The exercise – Quote every line as written. Omit pictures.

Information shown –
□ □ □ □

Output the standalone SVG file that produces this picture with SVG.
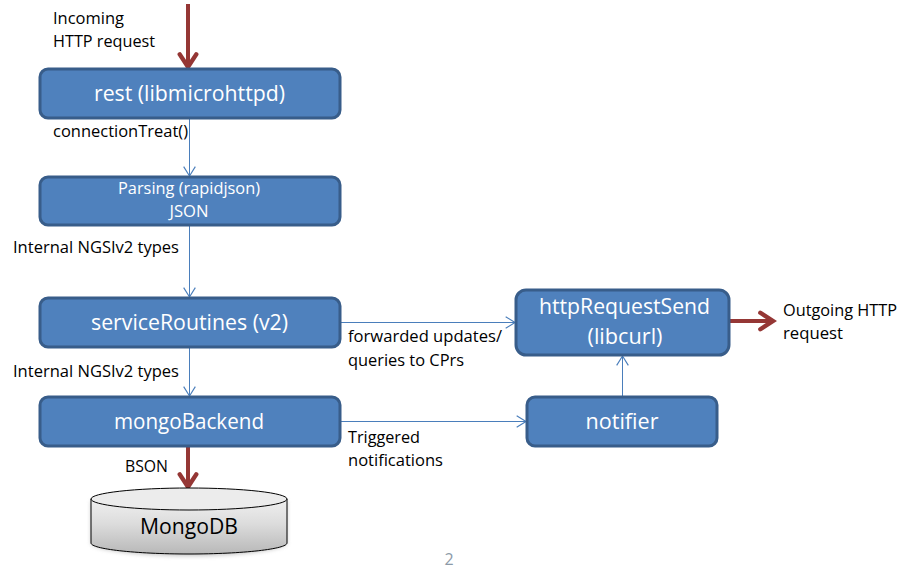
<svg xmlns="http://www.w3.org/2000/svg" width="913" height="579" viewBox="0 0 913 579">
<style>
text{font-family:"Open Sans","Noto Sans","Liberation Sans",sans-serif}
.box{fill:#4f81bd;stroke:#385d8a;stroke-width:3}
.w{fill:#fff;font-size:22.500px;text-anchor:middle}
.ws{fill:#fff;font-size:16px;text-anchor:middle}
.l{fill:#000;font-size:16px}
.thin{fill:none;stroke:#4a7ebb;stroke-width:1;marker-end:url(#open)}
.thick{fill:none;stroke:#953735;stroke-width:4;marker-end:url(#openRed)}
</style>
<defs>
<marker id="open" markerUnits="userSpaceOnUse" markerWidth="14" markerHeight="14" refX="10" refY="6" orient="auto" viewBox="0 0 12 12"><path d="M2 1L10 6L2 11" fill="none" stroke="#4a7ebb" stroke-width="1"/></marker>
<marker id="openRed" markerUnits="userSpaceOnUse" markerWidth="22" markerHeight="22" refX="16" refY="10" orient="auto" viewBox="0 0 20 20"><path d="M4.500 2.500L16 10L4.500 17.500" fill="none" stroke="#953735" stroke-width="4" stroke-linecap="round"/></marker>
<linearGradient id="cyl" x1="0" y1="0" x2="0" y2="1"><stop offset="0" stop-color="#f0f0f0"/><stop offset="0.45" stop-color="#dcdcdc"/><stop offset="1" stop-color="#b8b8b8"/></linearGradient>
<filter id="blur" x="-10%" y="-30%" width="120%" height="160%"><feGaussianBlur stdDeviation="2"/></filter>
</defs>
<g id="connectors">
<path class="thick" d="M188 4V67"/>
<path class="thin" d="M189.500 118V176"/>
<path class="thin" d="M189.500 225V297"/>
<path class="thin" d="M189.500 347V396"/>
<path class="thin" d="M340 322.500H515"/>
<path class="thin" d="M340 421.500H526"/>
<path class="thin" d="M622.500 397V356"/>
<path class="thick" d="M729 321H773"/>
<path class="thick" d="M188 446V487"/>
</g>
<g id="rest"><rect class="box" x="40" y="69" width="300" height="49" rx="8"/><text class="w" x="189.500" y="101" textLength="191" lengthAdjust="spacingAndGlyphs">rest (libmicrohttpd)</text></g>
<g id="parsing"><rect class="box" x="40" y="177" width="300" height="48" rx="8"/><text class="ws" x="189" y="194" textLength="142" lengthAdjust="spacingAndGlyphs">Parsing (rapidjson)</text><text class="ws" x="189" y="217" textLength="39" lengthAdjust="spacingAndGlyphs">JSON</text></g>
<g id="serviceRoutines"><rect class="box" x="40" y="298" width="300" height="49" rx="8"/><text class="w" x="189.500" y="330" textLength="197" lengthAdjust="spacingAndGlyphs">serviceRoutines (v2)</text></g>
<g id="mongoBackend"><rect class="box" x="40" y="397" width="300" height="49" rx="8"/><text class="w" x="189" y="429" textLength="150" lengthAdjust="spacingAndGlyphs">mongoBackend</text></g>
<g id="httpRequestSend"><rect class="box" x="516" y="290" width="213" height="65" rx="10"/><text class="w" x="624.500" y="314" textLength="171" lengthAdjust="spacingAndGlyphs">httpRequestSend</text><text class="w" x="625" y="344" textLength="75" lengthAdjust="spacingAndGlyphs">(libcurl)</text></g>
<g id="notifier"><rect class="box" x="527" y="397" width="190" height="49" rx="8"/><text class="w" x="622" y="429" textLength="73" lengthAdjust="spacingAndGlyphs">notifier</text></g>
<g id="mongodb">
<path d="M91 501V543C91 549 135 556 189 556S287 549 287 543V501Z" fill="#888" opacity="0.5" filter="url(#blur)"/>
<path d="M91 499V543C91 549 135 554 189 554S287 549 287 543V499Z" fill="url(#cyl)" stroke="#000" stroke-width="1"/>
<ellipse cx="189" cy="499" rx="98" ry="11" fill="#ececec" stroke="#000" stroke-width="1"/>
<text x="189" y="534" font-size="22.500" text-anchor="middle" fill="#000" textLength="98" lengthAdjust="spacingAndGlyphs">MongoDB</text>
</g>
<g id="labels">
<text class="l" x="53" y="24" textLength="71" lengthAdjust="spacingAndGlyphs">Incoming</text>
<text class="l" x="53" y="47" textLength="102" lengthAdjust="spacingAndGlyphs">HTTP request</text>
<text class="l" x="53" y="137" textLength="135" lengthAdjust="spacingAndGlyphs">connectionTreat()</text>
<text class="l" x="13" y="253" textLength="166" lengthAdjust="spacingAndGlyphs">Internal NGSIv2 types</text>
<text class="l" x="13" y="377" textLength="166" lengthAdjust="spacingAndGlyphs">Internal NGSIv2 types</text>
<text class="l" x="125" y="472" textLength="43" lengthAdjust="spacingAndGlyphs">BSON</text>
<text class="l" x="348" y="342" textLength="154" lengthAdjust="spacingAndGlyphs">forwarded updates/</text>
<text class="l" x="348" y="366" textLength="116" lengthAdjust="spacingAndGlyphs">queries to CPrs</text>
<text class="l" x="348" y="443" textLength="72" lengthAdjust="spacingAndGlyphs">Triggered</text>
<text class="l" x="348" y="466" textLength="95" lengthAdjust="spacingAndGlyphs">notifications</text>
<text class="l" x="783" y="316" textLength="114" lengthAdjust="spacingAndGlyphs">Outgoing HTTP</text>
<text class="l" x="783" y="339" textLength="60" lengthAdjust="spacingAndGlyphs">request</text>
<text x="449" y="565" font-size="16" fill="#8c9aa8" text-anchor="middle">2</text>
</g>
</svg>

□ □ □ □

Answer to this problem –
Output the standalone SVG file that produces this picture with SVG.
<svg xmlns="http://www.w3.org/2000/svg" width="913" height="579" viewBox="0 0 913 579">
<style>
text{font-family:"Open Sans","Noto Sans","Liberation Sans",sans-serif}
.box{fill:#4f81bd;stroke:#385d8a;stroke-width:3}
.w{fill:#fff;font-size:22.500px;text-anchor:middle}
.ws{fill:#fff;font-size:16px;text-anchor:middle}
.l{fill:#000;font-size:16px}
.thin{fill:none;stroke:#4a7ebb;stroke-width:1;marker-end:url(#open)}
.thick{fill:none;stroke:#953735;stroke-width:4;marker-end:url(#openRed)}
</style>
<defs>
<marker id="open" markerUnits="userSpaceOnUse" markerWidth="14" markerHeight="14" refX="10" refY="6" orient="auto" viewBox="0 0 12 12"><path d="M2 1L10 6L2 11" fill="none" stroke="#4a7ebb" stroke-width="1"/></marker>
<marker id="openRed" markerUnits="userSpaceOnUse" markerWidth="22" markerHeight="22" refX="16" refY="10" orient="auto" viewBox="0 0 20 20"><path d="M4.500 2.500L16 10L4.500 17.500" fill="none" stroke="#953735" stroke-width="4" stroke-linecap="round"/></marker>
<linearGradient id="cyl" x1="0" y1="0" x2="0" y2="1"><stop offset="0" stop-color="#f0f0f0"/><stop offset="0.45" stop-color="#dcdcdc"/><stop offset="1" stop-color="#b8b8b8"/></linearGradient>
<filter id="blur" x="-10%" y="-30%" width="120%" height="160%"><feGaussianBlur stdDeviation="2"/></filter>
</defs>
<g id="connectors">
<path class="thick" d="M188 4V67"/>
<path class="thin" d="M189.500 118V176"/>
<path class="thin" d="M189.500 225V297"/>
<path class="thin" d="M189.500 347V396"/>
<path class="thin" d="M340 322.500H515"/>
<path class="thin" d="M340 421.500H526"/>
<path class="thin" d="M622.500 397V356"/>
<path class="thick" d="M729 321H773"/>
<path class="thick" d="M188 446V487"/>
</g>
<g id="rest"><rect class="box" x="40" y="69" width="300" height="49" rx="8"/><text class="w" x="189.500" y="101" textLength="191" lengthAdjust="spacingAndGlyphs">rest (libmicrohttpd)</text></g>
<g id="parsing"><rect class="box" x="40" y="177" width="300" height="48" rx="8"/><text class="ws" x="189" y="194" textLength="142" lengthAdjust="spacingAndGlyphs">Parsing (rapidjson)</text><text class="ws" x="189" y="217" textLength="39" lengthAdjust="spacingAndGlyphs">JSON</text></g>
<g id="serviceRoutines"><rect class="box" x="40" y="298" width="300" height="49" rx="8"/><text class="w" x="189.500" y="330" textLength="197" lengthAdjust="spacingAndGlyphs">serviceRoutines (v2)</text></g>
<g id="mongoBackend"><rect class="box" x="40" y="397" width="300" height="49" rx="8"/><text class="w" x="189" y="429" textLength="150" lengthAdjust="spacingAndGlyphs">mongoBackend</text></g>
<g id="httpRequestSend"><rect class="box" x="516" y="290" width="213" height="65" rx="10"/><text class="w" x="624.500" y="314" textLength="171" lengthAdjust="spacingAndGlyphs">httpRequestSend</text><text class="w" x="625" y="344" textLength="75" lengthAdjust="spacingAndGlyphs">(libcurl)</text></g>
<g id="notifier"><rect class="box" x="527" y="397" width="190" height="49" rx="8"/><text class="w" x="622" y="429" textLength="73" lengthAdjust="spacingAndGlyphs">notifier</text></g>
<g id="mongodb">
<path d="M91 501V543C91 549 135 556 189 556S287 549 287 543V501Z" fill="#888" opacity="0.5" filter="url(#blur)"/>
<path d="M91 499V543C91 549 135 554 189 554S287 549 287 543V499Z" fill="url(#cyl)" stroke="#000" stroke-width="1"/>
<ellipse cx="189" cy="499" rx="98" ry="11" fill="#ececec" stroke="#000" stroke-width="1"/>
<text x="189" y="534" font-size="22.500" text-anchor="middle" fill="#000" textLength="98" lengthAdjust="spacingAndGlyphs">MongoDB</text>
</g>
<g id="labels">
<text class="l" x="53" y="24" textLength="71" lengthAdjust="spacingAndGlyphs">Incoming</text>
<text class="l" x="53" y="47" textLength="102" lengthAdjust="spacingAndGlyphs">HTTP request</text>
<text class="l" x="53" y="137" textLength="135" lengthAdjust="spacingAndGlyphs">connectionTreat()</text>
<text class="l" x="13" y="253" textLength="166" lengthAdjust="spacingAndGlyphs">Internal NGSIv2 types</text>
<text class="l" x="13" y="377" textLength="166" lengthAdjust="spacingAndGlyphs">Internal NGSIv2 types</text>
<text class="l" x="125" y="472" textLength="43" lengthAdjust="spacingAndGlyphs">BSON</text>
<text class="l" x="348" y="342" textLength="154" lengthAdjust="spacingAndGlyphs">forwarded updates/</text>
<text class="l" x="348" y="366" textLength="116" lengthAdjust="spacingAndGlyphs">queries to CPrs</text>
<text class="l" x="348" y="443" textLength="72" lengthAdjust="spacingAndGlyphs">Triggered</text>
<text class="l" x="348" y="466" textLength="95" lengthAdjust="spacingAndGlyphs">notifications</text>
<text class="l" x="783" y="316" textLength="114" lengthAdjust="spacingAndGlyphs">Outgoing HTTP</text>
<text class="l" x="783" y="339" textLength="60" lengthAdjust="spacingAndGlyphs">request</text>
<text x="449" y="565" font-size="16" fill="#8c9aa8" text-anchor="middle">2</text>
</g>
</svg>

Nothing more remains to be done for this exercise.